**Information given**
• • • • • • •

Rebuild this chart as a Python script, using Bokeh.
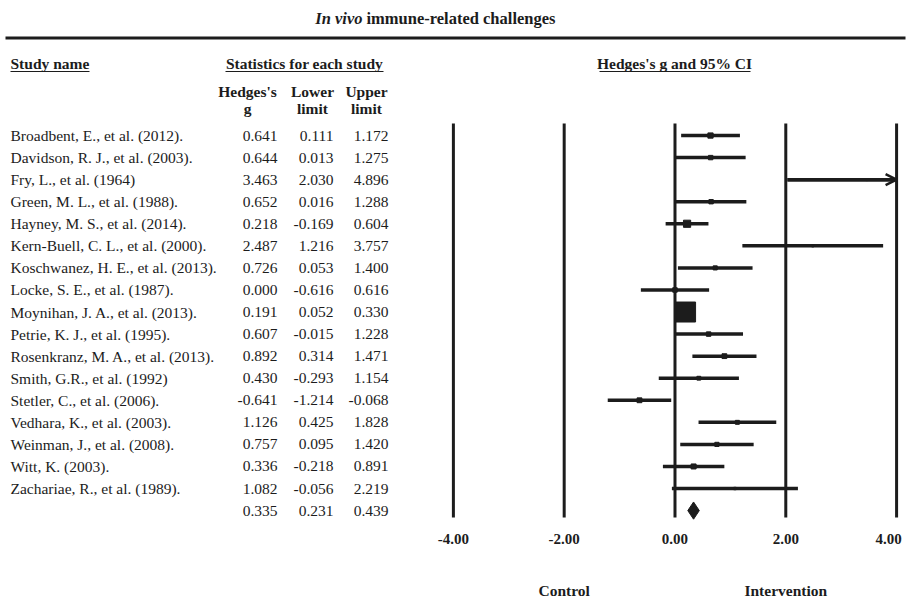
import numpy as np
from bokeh.plotting import figure
from bokeh.models import Range1d, Arrow, OpenHead, ColumnDataSource
from bokeh.core.properties import value
from bokeh.embed import file_html
from bokeh.resources import INLINE

# ---------------- data ----------------
studies = [
    "Broadbent, E., et al. (2012).",
    "Davidson, R. J., et al. (2003).",
    "Fry, L., et al. (1964)",
    "Green, M. L., et al. (1988).",
    "Hayney, M. S., et al. (2014).",
    "Kern-Buell, C. L., et al. (2000).",
    "Koschwanez, H. E., et al. (2013).",
    "Locke, S. E., et al. (1987).",
    "Moynihan, J. A., et al. (2013).",
    "Petrie, K. J., et al. (1995).",
    "Rosenkranz, M. A., et al. (2013).",
    "Smith, G.R., et al. (1992)",
    "Stetler, C., et al. (2006).",
    "Vedhara, K., et al. (2003).",
    "Weinman, J., et al. (2008).",
    "Witt, K. (2003).",
    "Zachariae, R., et al. (1989).",
]
hedges_g = [0.641, 0.644, 3.463, 0.652, 0.218, 2.487, 0.726, 0.000, 0.191,
            0.607, 0.892, 0.430, -0.641, 1.126, 0.757, 0.336, 1.082]
lower = [0.111, 0.013, 2.030, 0.016, -0.169, 1.216, 0.053, -0.616, 0.052,
         -0.015, 0.314, -0.293, -1.214, 0.425, 0.095, -0.218, -0.056]
upper = [1.172, 1.275, 4.896, 1.288, 0.604, 3.757, 1.400, 0.616, 0.330,
         1.228, 1.471, 1.154, -0.068, 1.828, 1.420, 0.891, 2.219]
summary_g, summary_lower, summary_upper = 0.335, 0.231, 0.439
ticks = [-4, -2, 0, 2, 4]
tick_labels = ["-4.00", "-2.00", "0.00", "2.00", "4.00"]
x_min, x_max = -4, 4

# ---------------- figure ----------------
W, H = 908, 599
SERIF = value("Liberation Serif")
INK = "#1c1c1c"

p = figure(width=W, height=H,
           x_range=Range1d(-12.175, 4.215), y_range=Range1d(21.03, -6.12),
           x_axis_type=None, y_axis_type=None,
           toolbar_location=None, output_backend="svg", min_border=0)
p.extra_x_ranges = {"px": Range1d(0, W)}
p.extra_y_ranges = {"py": Range1d(H, 0)}
p.outline_line_color = None
p.background_fill_color = "white"

def ptext(x, y, t, align="left", bold=True, italic=False, size="15.5px"):
    style = "bold italic" if (bold and italic) else ("bold" if bold else ("italic" if italic else "normal"))
    p.text(x=[x], y=[y], text=[t], x_range_name="px", y_range_name="py",
           text_font=SERIF, text_font_size=size, text_font_style=style,
           text_align=align, text_baseline="middle", text_color=INK)

def pline(x0, y0, x1, y1, w=1.2):
    p.segment(x0=[x0], y0=[y0], x1=[x1], y1=[y1], x_range_name="px",
              y_range_name="py", line_color=INK, line_width=w)

# title and rule
ptext(362, 18, "In vivo", align="right", italic=True, size="16.5px")
ptext(366, 18, "immune-related challenges", size="16.5px")
pline(5, 37.5, 905, 37.5, w=3)

# headers
ptext(10, 63, "Study name")
pline(10, 71, 89, 71)
ptext(304, 63, "Statistics for each study", align="center")
pline(225, 71, 383, 71)
ptext(674, 63, "Hedges's g and 95% CI", align="center")
pline(599, 71, 750, 71)
for cx, l1, l2 in [(247, "Hedges's", "g"), (312, "Lower", "limit"), (366, "Upper", "limit")]:
    ptext(cx, 91, l1, align="center")
    ptext(cx, 108, l2, align="center")

# table body
n = len(studies)
rows = list(range(n))
fmt = lambda v: f"{v:.3f}"
src = ColumnDataSource(dict(
    y=rows + [n],
    name=studies + [""],
    g=[fmt(v) for v in hedges_g] + [fmt(summary_g)],
    lo=[fmt(v) for v in lower] + [fmt(summary_lower)],
    up=[fmt(v) for v in upper] + [fmt(summary_upper)],
))
for col, xpos, align in [("name", 10, "left"), ("g", 277, "right"),
                         ("lo", 333, "right"), ("up", 388, "right")]:
    p.text(x=xpos, y="y", text=col, source=src, x_range_name="px",
           text_font=SERIF, text_font_size="15.5px", text_align=align,
           text_baseline="middle", text_color=INK)

# vertical reference lines and tick labels
p.segment(x0=ticks, y0=[123] * len(ticks), x1=ticks, y1=[517] * len(ticks),
          y_range_name="py", line_color=INK, line_width=3)
tick_offsets = [0, 0, 0, 0, -8]   # keep the last label inside the page
p.text(x=ticks, y=[538] * len(ticks), text=tick_labels, x_offset=tick_offsets,
       y_range_name="py",
       text_font=SERIF, text_font_size="15px", text_font_style="bold",
       text_align="center", text_baseline="middle", text_color=INK)
p.text(x=[-2, 2], y=[590, 590], text=["Control", "Intervention"], y_range_name="py",
       text_font=SERIF, text_font_size="15.5px", text_font_style="bold",
       text_align="center", text_baseline="middle", text_color=INK)

# confidence intervals
lo_arr = np.maximum(np.array(lower), x_min)
up_arr = np.minimum(np.array(upper), x_max)
p.segment(x0=lo_arr, y0=rows, x1=up_arr, y1=rows, line_color=INK, line_width=3.5)
for i in range(n):
    if upper[i] > x_max:
        p.add_layout(Arrow(end=OpenHead(size=11, line_width=2.5, line_color=INK),
                           x_start=lo_arr[i], y_start=i, x_end=x_max, y_end=i,
                           line_width=3.5, line_color=INK))

# point estimates: squares with area proportional to inverse-variance weight
se = (np.array(upper) - np.array(lower)) / 3.92
weight = 1.0 / se ** 2
sizes = 20.0 * np.sqrt(weight / weight.max())
p.scatter(x=hedges_g, y=rows, size=sizes, marker="square",
          fill_color=INK, line_color=INK)

# summary diamond
p.patch(x=[summary_lower, summary_g, summary_upper, summary_g],
        y=[n, n - 0.39, n, n + 0.39], fill_color=INK, line_color=INK, line_width=1)

open("out.html", "w").write(file_html(p, INLINE))
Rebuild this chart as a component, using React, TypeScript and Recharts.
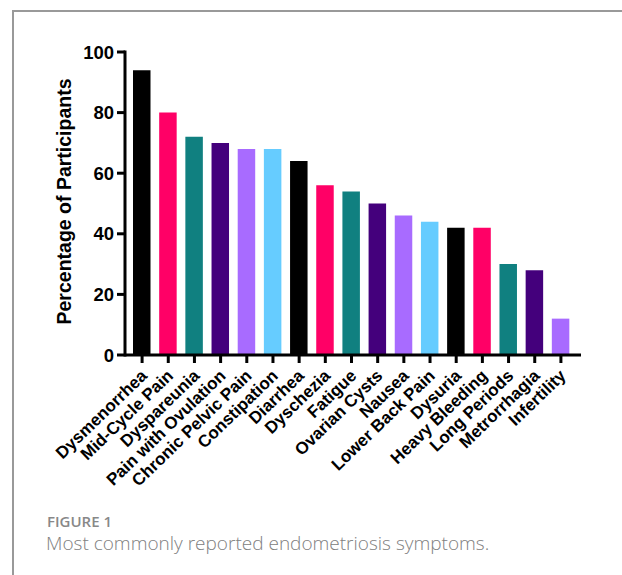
import { Bar, BarChart, Cell, XAxis, YAxis } from "recharts";

const symptoms = [
  "Dysmenorrhea",
  "Mid-Cycle Pain",
  "Dyspareunia",
  "Pain with Ovulation",
  "Chronic Pelvic Pain",
  "Constipation",
  "Diarrhea",
  "Dyschezia",
  "Fatigue",
  "Ovarian Cysts",
  "Nausea",
  "Lower Back Pain",
  "Dysuria",
  "Heavy Bleeding",
  "Long Periods",
  "Metrorrhagia",
  "Infertility",
];

const percentages = [94, 80, 72, 70, 68, 68, 64, 56, 54, 50, 46, 44, 42, 42, 30, 28, 12];

const palette = ["#000000", "#ff0066", "#108080", "#44007c", "#a86bff", "#66ccff"];

const yTicks = [0, 20, 40, 60, 80, 100];

const arial = "'Liberation Sans', Arial, sans-serif";

const data = symptoms.map((name, i) => ({ name, value: percentages[i] }));

function XTick(props: any) {
  const { x, y, payload } = props;
  return (
    <g transform={`translate(${x + 6},${y + 12})`}>
      <text
        textAnchor="end"
        transform="rotate(-44)"
        fontSize={17}
        fontWeight="bold"
        fontFamily={arial}
        fill="#000"
      >
        {payload.value}
      </text>
    </g>
  );
}

export default function App() {
  return (
    <div
      style={{
        position: "absolute",
        left: 0,
        top: 0,
        width: 622,
        height: 575,
        background: "#fff",
        overflow: "hidden",
      }}
    >
      <div
        style={{
          position: "absolute",
          left: 12,
          top: 10,
          width: 620,
          height: 600,
          borderTop: "2px solid #999",
          borderLeft: "2px solid #999",
        }}
      />
      <div style={{ position: "absolute", left: 0, top: 0 }}>
        <BarChart
          width={622}
          height={500}
          data={data}
          margin={{ top: 52, right: 41, bottom: 15, left: 45 }}
        >
          <XAxis
            dataKey="name"
            interval={0}
            height={130}
            tick={<XTick />}
            tickSize={8}
            padding={{ left: 4, right: 7 }}
            axisLine={{ stroke: "#000", strokeWidth: 3 }}
            tickLine={{ stroke: "#000", strokeWidth: 3 }}
          />
          <YAxis
            width={80}
            domain={[0, 100]}
            ticks={yTicks}
            tickSize={8}
            tickMargin={3}
            axisLine={{ stroke: "#000", strokeWidth: 3, strokeLinecap: "square" }}
            tickLine={{ stroke: "#000", strokeWidth: 3 }}
            tick={{ fontSize: 18.5, fontWeight: "bold", fill: "#000", fontFamily: arial }}
            label={{
              value: "Percentage of Participants",
              angle: -90,
              position: "center",
              dx: -21,
              dy: -2,
              style: { fontSize: 19.5, fontWeight: "bold", fill: "#000", fontFamily: arial },
            }}
          />
          <Bar dataKey="value" barSize={17.5} isAnimationActive={false}>
            {data.map((d, i) => (
              <Cell key={d.name} fill={palette[i % palette.length]} />
            ))}
          </Bar>
        </BarChart>
      </div>
      <div
        style={{
          position: "absolute",
          left: 47,
          top: 511,
          fontFamily: "'Open Sans', sans-serif",
          fontWeight: 600,
          fontSize: 15,
          color: "#888",
        }}
      >
        FIGURE 1
      </div>
      <div
        style={{
          position: "absolute",
          left: 46,
          top: 530,
          fontFamily: "'Open Sans', sans-serif",
          fontWeight: 300,
          fontSize: 19,
          color: "#808080",
        }}
      >
        Most commonly reported endometriosis symptoms.
      </div>
    </div>
  );
}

• • • • • • •

**Exercise task**
Leave the pictures out and repeat exactly the lines from the beginning of the records to the line bearing "from bokeh.resources import INLINE", both ends counted.

**Exercise result**
Rebuild this chart as a Python script, using Bokeh.
import numpy as np
from bokeh.plotting import figure
from bokeh.models import Range1d, Arrow, OpenHead, ColumnDataSource
from bokeh.core.properties import value
from bokeh.embed import file_html
from bokeh.resources import INLINE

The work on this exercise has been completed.